Growing up in the Riverdale section of the Bronx and going to a private high school with a very high well-to-do Jewish population, I inevitably grew up with many of the sensibilities and cultural mannerisms of my fellow students. I cursed in Yiddish, cracked the latest Jackie Mason jokes, commiserated over my best friend's difficulties in memorizing the Torah verses for Bar Mitzvah and thought it was natural to go to the Hamptons over the weekends and summers, although I could never go since my parents ran a drycleaner in Yonkers. I also shared instinctive sympathies towards Israel, knew the stories of all the major Jewish holidays and, one spring, even gave up leavened bread in solidarity. This isn't surprising since you are who you hang out with.
Before getting to the U.S. and the Bronx, I lived for three years in Paraguay, hanging out with the local indigenous kids who lived the lives that my parents told us they lived when they were young and poor in colonial Korea; that is, they went hungry as a rule unless there was a village festival, walked with bare feet everywhere except when going to school with clean rubber sneakers, played outside until the sun went down, regularly got beaten with wooden sticks for not doing their chores, etc. While living there, I played soccer every single day with my indigenous buddies ― called Guarani ― and learned the cultural mannerisms that characterized my circle.
Of course, before Paraguay, I was born and raised in the 1970s in Seoul, as the country slowly but inexorably began its rise and was well on its way to realizing its "Miracle on the Han River." My family moved into one of the earliest apartments in Gangnam from a typical single-family house in Gangbuk and I was raised with the idea that school and study were the be-all and end-all for life itself. Moreover, I remember riding buses bursting with passengers, movie theaters mobbed by eager audiences, first-ever modern department stores, escalators and elevators that seemed magical, etc. Basically, my early childhood sensibilities came from that era of dynamism, youth, crowds and dawning modernization that largely defined the soul of Korea in the late 20th century.
Back in the U.S., while being Jewish in school, I was also a Korean American for the rest of my life outside of school. Helping out my parents at their store on Saturdays, trying to resolve any family issues that required English fluency, shopping for Korean groceries in Flushing on Sundays and other activities that you don't think twice about but were defining experiences for a 1.5-generation Asian immigrant.

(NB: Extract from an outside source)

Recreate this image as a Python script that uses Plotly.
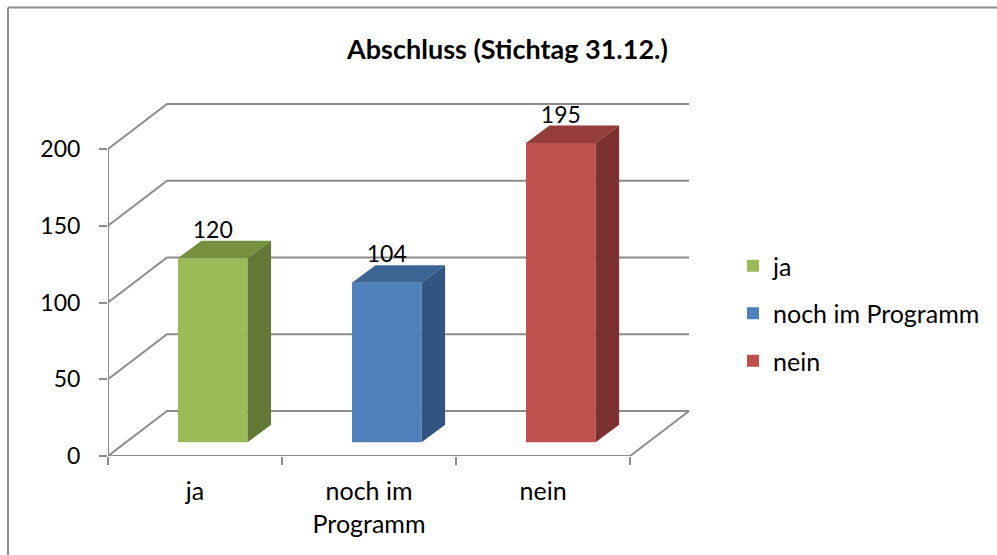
#!/usr/bin/env python3
"""Abschluss (Stichtag 31.12.) - Excel style 3D column chart"""

import plotly.graph_objects as go

categories = ['ja', 'noch im<br>Programm', 'nein']
names = ['ja', 'noch im Programm', 'nein']
values = [120, 104, 195]
y_ticks = [0, 50, 100, 150, 200]

front_colors = ['#9BBB59', '#4F81BD', '#C0504D']
top_colors = ['#769040', '#3C6593', '#953D3B']
side_colors = ['#637737', '#315480', '#7C3130']

GRAY = '#8C8C8C'
FONT = 'Lato'

# fake 3D: depth of the walls and of the columns, in axis units
WALL_DX, WALL_DY = 0.339, 29.3
BAR_DX, BAR_DY = 0.135, 11.4
BAR_BASE = 8.9
BAR_OFFSET, BAR_WIDTH = -0.098, 0.40

# plot area holds the walls too, so the axis lines are drawn as traces
X_RANGE = [-0.5, 2.85]
Y_RANGE = [0, 230]
X_END = 2.5

fig = go.Figure()

# walls and floor sit on the main axes, columns on the overlay so they cover them
for v in y_ticks:
    fig.add_trace(go.Scatter(
        x=[-0.5, -0.5 + WALL_DX, X_END + WALL_DX],
        y=[v, v + WALL_DY, v + WALL_DY],
        mode='lines', line=dict(color=GRAY, width=2),
        showlegend=False, hoverinfo='skip'
    ))
fig.add_trace(go.Scatter(
    x=[X_END + WALL_DX, X_END, -0.5, -0.5],
    y=[WALL_DY, 0, 0, max(y_ticks)],
    mode='lines', line=dict(color=GRAY, width=2),
    cliponaxis=False, showlegend=False, hoverinfo='skip'
))

for i, (name, v) in enumerate(zip(names, values)):
    fig.add_trace(go.Bar(
        x=[i], y=[v], base=BAR_BASE,
        offset=BAR_OFFSET, width=BAR_WIDTH,
        name=name, legendgroup=name,
        marker=dict(color=front_colors[i], line=dict(width=0)),
        xaxis='x2', yaxis='y2'
    ))
    left = i + BAR_OFFSET
    right = left + BAR_WIDTH
    bottom = BAR_BASE
    top = BAR_BASE + v
    # top face
    fig.add_trace(go.Scatter(
        x=[left, right, right + BAR_DX, left + BAR_DX, left],
        y=[top, top, top + BAR_DY, top + BAR_DY, top],
        mode='lines', fill='toself', fillcolor=top_colors[i], line=dict(width=0),
        showlegend=False, hoverinfo='skip', xaxis='x2', yaxis='y2'
    ))
    # side face
    fig.add_trace(go.Scatter(
        x=[right, right + BAR_DX, right + BAR_DX, right, right],
        y=[bottom, bottom + BAR_DY, top + BAR_DY, top, bottom],
        mode='lines', fill='toself', fillcolor=side_colors[i], line=dict(width=0),
        showlegend=False, hoverinfo='skip', xaxis='x2', yaxis='y2'
    ))

# data labels
fig.add_trace(go.Scatter(
    x=[i + BAR_OFFSET + BAR_WIDTH / 2 for i in range(len(values))],
    y=[BAR_BASE + v + 17 for v in values],
    text=[str(v) for v in values],
    mode='text', textposition='middle center',
    textfont=dict(family=FONT, size=23, color='black'),
    showlegend=False, hoverinfo='skip', xaxis='x2', yaxis='y2'
))

fig.update_layout(
    width=997, height=555,
    margin=dict(l=108, r=306, t=103, b=99),
    paper_bgcolor='white', plot_bgcolor='rgba(0,0,0,0)',
    barmode='overlay',
    font=dict(family=FONT, size=23, color='black'),
    title=dict(
        text='<b>Abschluss (Stichtag 31.12.)</b>',
        x=507.5 / 997, xanchor='center',
        y=1 - 50 / 555, yanchor='middle',
        font=dict(family=FONT, size=27, color='black')
    ),
    # ticks on the category boundaries come from the main axis, labels from the overlay
    xaxis=dict(
        range=X_RANGE, tickvals=[-0.5, 0.5, 1.5, 2.5], showticklabels=False,
        ticks='outside', ticklen=8, tickwidth=2, tickcolor=GRAY,
        showline=False, showgrid=False, zeroline=False
    ),
    yaxis=dict(
        range=Y_RANGE, tickvals=y_ticks, ticks='outside', ticklen=8, tickwidth=2,
        tickcolor=GRAY, showline=False, showgrid=False,
        zeroline=False, ticklabelstandoff=14
    ),
    xaxis2=dict(
        range=X_RANGE, overlaying='x', side='bottom', anchor='y2',
        tickvals=list(range(len(categories))), ticktext=categories, tickangle=0,
        ticks='', showline=False, showgrid=False, zeroline=False,
        tickfont=dict(family=FONT, size=25), ticklabelstandoff=18
    ),
    yaxis2=dict(range=Y_RANGE, overlaying='y', visible=False),
    legend=dict(
        x=(733 - 108) / 583, xanchor='left', y=(456 - 313.5) / 353, yanchor='middle',
        tracegroupgap=12, traceorder='grouped', bgcolor='rgba(0,0,0,0)',
        font=dict(family=FONT, size=25)
    ),
    shapes=[
        dict(type='line', xref='paper', yref='paper',
             x0=(8 - 108) / 583, x1=(8 - 108) / 583, y0=(456 - 555) / 353, y1=(456 - 7.5) / 353,
             line=dict(color=GRAY, width=2)),
        dict(type='line', xref='paper', yref='paper',
             x0=(8 - 108) / 583, x1=(997 - 108) / 583, y0=(456 - 7.5) / 353, y1=(456 - 7.5) / 353,
             line=dict(color=GRAY, width=2)),
    ],
)

# page margin would push the figure out of the window
fig.write_html("out.html", config={'displayModeBar': False},
               post_script="document.body.style.margin='0';")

And that's just my childhood. A lot of other things ― experiences and influences ― have happened to me since then that also shaped who I am and how I identify myself. Based on all that, who am I? Am I a New York Jew, first-generation Asian immigrant or indigenous South American kid? None of them. And all of them.
Who we are is a simple question with a complex answer. However, there is a right answer: it depends. It depends on who's asking, what's the context in which the question is being asked, how old you are when you are asked the question and all the other countless variables that collide with our internal reservoir of life experiences and identities that shape that answer for that specific place and time. Of course, there are tendencies that are consistent across different identities, but even those are relative variables in the larger, ever-changing "who am I" equation, rather than defining conditions.
This is why I don't like terms like "true self" or "authentic self"; they presuppose the existence of some core, unchanging self that remains constant and consistent in the center, expressing itself in diverse ways through the mantle and surface layer that lay on top. Well, human beings are not celestial bodies. Our psychology is a lot more malleable and agile than the tectonic plates.
Just because Stefani identifies as Japanese when in Japan doesn't mean that she's appropriating Japanese culture. That's how she feels at that moment, in that location, faced with that question, by that reporter. She can come back to the U.S. and identify herself as something else in the spectrum of her formative experiences and be just as authentic. She has the right to choose her cultural label because that's how she feels. Who's to say that she's wrong?